While he pulled his boat up, we hung about near the shore end of the line, no idea how long to go because I had failed to start the watch due to mucking about with gloves. But off it went, and off we went too, managing a near perfect port-tack flyer. Sadly Peter/Mike made it to 'M' before us this time, so we chased them down the fabulous reach to 'D' again. However the wind had gone more Westerly, meaning the reach was closer, and the big kite I had installed at lunchtime didn't like it very much. So the boys gradually pulled out a huge lead, but we kept chasing them around on the offchance they might fall over, and the course didn't fail to keep our interest up. The reach from 'D' to 'S' took us above the island, and was broad enough that the more cautious sailors could safely fly their kites, followed by a dead run to 'G' where at least one of the more cautious sailors capsized anyway. Then a beat up to 'N', followed by another broad reach to 'J', fetch to 'OL, and off again up to 'M'.

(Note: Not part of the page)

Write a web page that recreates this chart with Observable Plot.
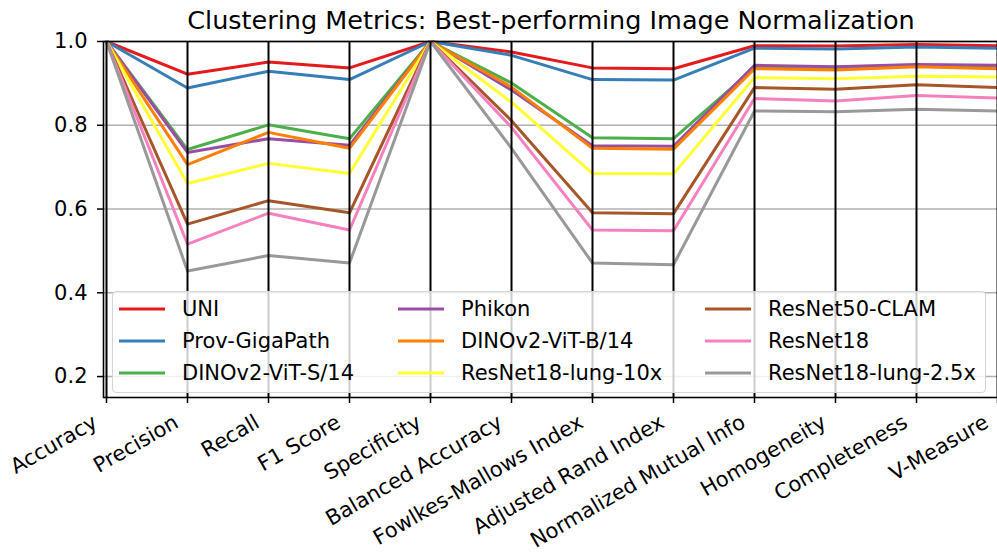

As the race wore on, it became apparent that nothing short of all-out nuclear war was going to stop Peter & Mike, but Badders was closing on us and the wind was rising. My sandy sail turned out to be quite flat, and if you ignored the brown marks and puncture wounds it actually looked quite good, with the top of the sail blading off nicely. The wind was getting up to that interesting level where lots of other things capsize but Fireballs just plane upwind even faster, and you don't have to exercise your mainsheet arm too much because the mainsail is just hovering in the backdraft from the jib, while the spray explodes off the bow providing a rollercoaster ride that Alton Towers has no answer to.
It was, not to put too fine a point on it, bloody fabulous.
Meanwhile my left hand was holding up remarkably well for something that really ought to have had a glove on it, and the Badders threat was fading in the teeth of the sandy-sail's upwind performance. The excellent reach from 'M' to 'D' just kept getting more excellent, with me doing my Top Gear presenter impression, yelling 'Pressure' at random intervals like a well known overweight mouth-on-a-stick, only with more hair and less money.
On the way down to 'G' the last time we narrowly avoided what appeared to be a tree branch that was ambling along in the same direction, and were later regaled with the story of how Colin & Karen had run over it. Bob & Paul had capsized and subsequently retired, which allowed Helen & Paul to capsize with impunity. Which they did. Mo & Holly had also retired after the capsize on the run, and Peter & Mike won by a country mile. Badders & JR and Helen & Paul turned up shortly afterwards, and presumably a few others too.
Gathered in the bar later on, we all agreed that it had been a cracking good day's sailing!